3.1 General considerations

Much has been written about economic, social and environmental losses caused by deforestation and forest degradation. Population growth has been frequently pointed out as a major cause. However, although this may be true of some regions, there has been also some exaggeration. Indeed, deforestation and forest degradation are the result not of a single cause but of a complex relationship of different factors. So, the first step is to identify and quantify real impacts and their causes. This is a critical and difficult step. For example, estimates of some outputs, such as fuelwood, timber or fodder, can be dealt with in a straightforward fashion, whereas environmental outputs are not so easy to deal with. Environmental outputs can usually be dealt with only in a qualitative sense, e.g. aesthetic benefits (Gregersen and Contreras, 1992). It is also important to bear in mind that some forestry projects are designed to produce multiple outputs (e.g. sawnwood and plywood) or joint products and services (e.g. timber, wildlife habitat and watershed or soil protection).
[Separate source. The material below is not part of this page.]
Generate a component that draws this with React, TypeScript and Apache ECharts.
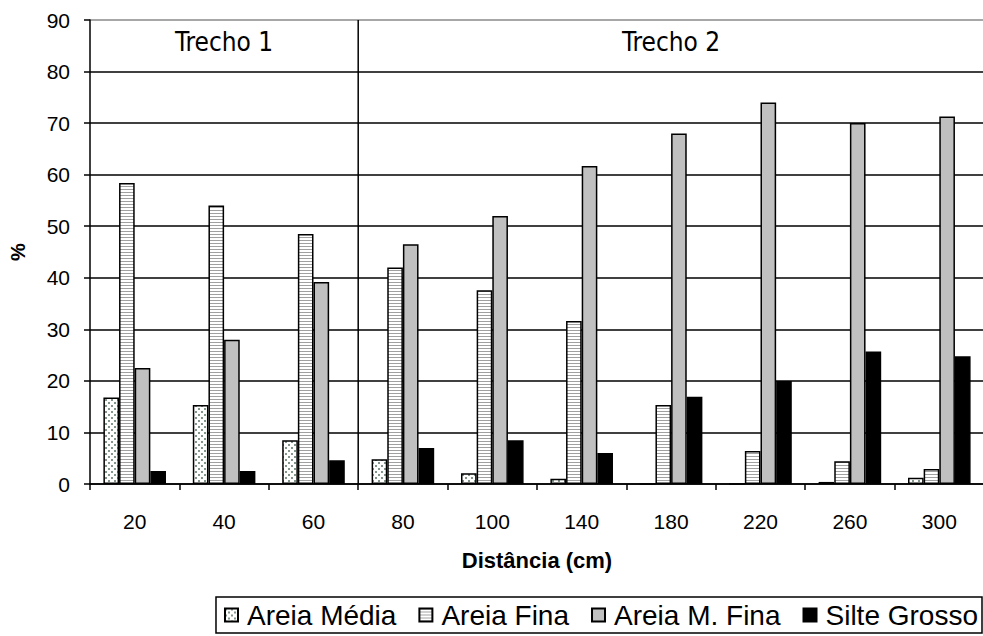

The inputs of a project can be direct or indirect. Indirect inputs are those which already exist in the project site, e.g. infrastructure such as roads or community facilities. Direct inputs are paid for by the project. If raw material, such as wood, is produced as part of the project, then the component input requirements are listed rather than the raw material such as roundwood. According to Gregersen and Contreras (1992), the direct inputs can be categorized as shown in table 5.

 

Table 5. Categories of direct inputs.

Inputs category

Comments

1. Human resources

Distinctions should be made between male, female and child labour, unskilled and skilled labour, staff, consultants and seasonally available workers.

2. Land

Land can be broken down into categories to reflect different uses and values.

3. Equipment

Working tables will be needed with detailed listing of equipment required and timing of such requirements. In the final tables, some major subcategories can be used as derived from the detailed tables. Replacement requirements have to be included.

4. Raw materials and supplies

Items such as utilities (energy, fuels, etc.), wood raw material (if purchased), chemicals, seedlings, tools and other purchased inputs, and water can be listed separately.

5. Structures and civil works

If structures and civil works (housing, roads, other facilities such as dock and harbour services) are purchased or rented, they appear as separate inputs. However, if the project involves construction of such works, they should not be listed as inputs as such. Rather, the component labour, land, equipment and raw material requirements for constructing them are listed.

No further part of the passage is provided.